A few first impressions from being back in civilization:
  • The roads are so smooth - like glass.  Can't get over that.  Between the roads and the suspension on my car (or any car that isn't a 1994 Toyota Hilux with 200,000 miles) it feels like I'm flying an inch above the road.
  • There is so much green.  The vista (any vista) seems so much more vibrant.  Did you know that the Afghans have 100 different words for "drab?" 
  • We are so rich.  I mean we all know this on some intellectual level.  But I feel like I'm just drenched in luxury and comfort.  Like I'm eating a 10 course meal prepared by the finest chef in the world and served in the most decadent dining room with chandeliers and crystal glasses and solid gold silverware (goldware?) with ivory handles and silk napkins.  
  • I seem to have only one criterion for finding a woman attractive: she's not wearing a uniform.
  • I hate jet lag.
For months now, I've had a list of a few things I wanted to do as soon as possible once I got back.  One was to get in my car, turn the volume all the way up and floor it down the highway.  Now as I've said before, I'm fortunate to have found a very good car, and my very good car has a very good stereo.  I wanted to make sure the first song I played would take advantage of that, but I hadn't figured out what it should be (so many great songs to choose from!) so I abdicated the responsibility of consciousness and let shuffle pick for me.  It did not disappoint, with Seether's "Walk Away from the Sun."  Perfect selection.  The double sub-woofers thumped, the mids churned, the highs pierced, my engine screamed, the whole damn thing just caught up to me at once and I let out this visceral roar at the top of my lungs.  I know it sounds stupid but it felt great - like I was alive and breathing fresh air for the first time in a year.
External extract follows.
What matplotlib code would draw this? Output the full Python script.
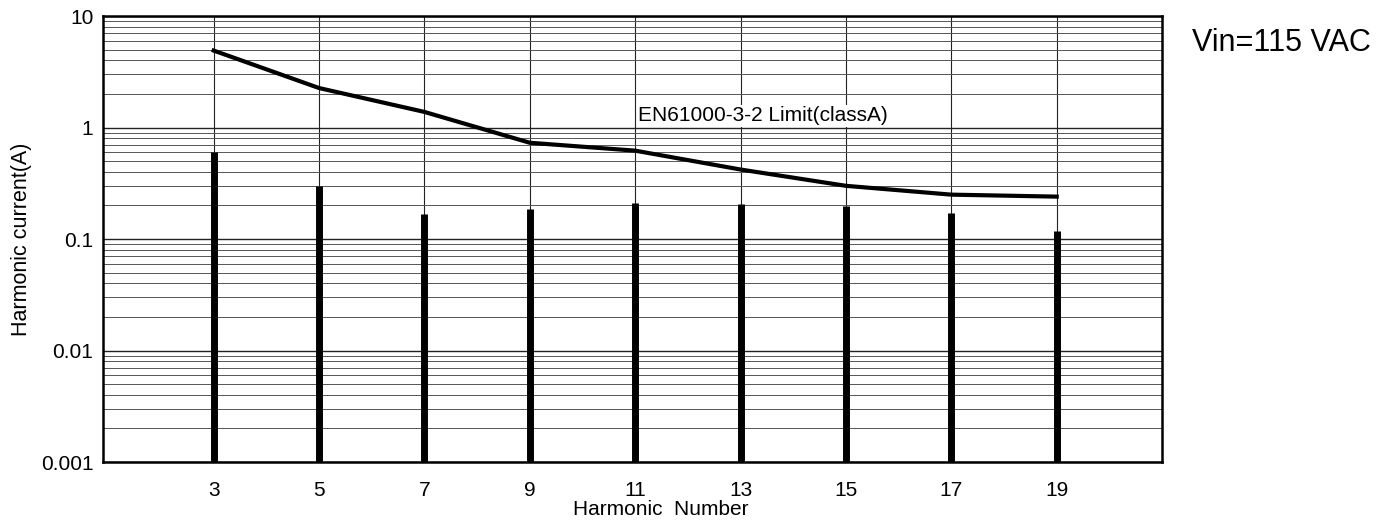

Then I hit 55 mph, which after a year of 15 mph speed limits on base felt suicidally fast, and I had to slow down.  Baby steps.

I'm hoping to put up a really long post here soon on some of my thoughts looking back on the last year...but right now it's time to take another hot shower.  So I'll leave you with some pics:

Miramar

Me

Band
Are you sure you didn't forget something in Afghanistan? 
Maybe you should go back and check.
Home

Faceplant

1 comment:

Jill Campbell said...

I found your blog while searching for a good camera to send my husband to Afghanistan with. Welcome home, and thanks from the bottom of my heart for spending the last year protecting us here at home!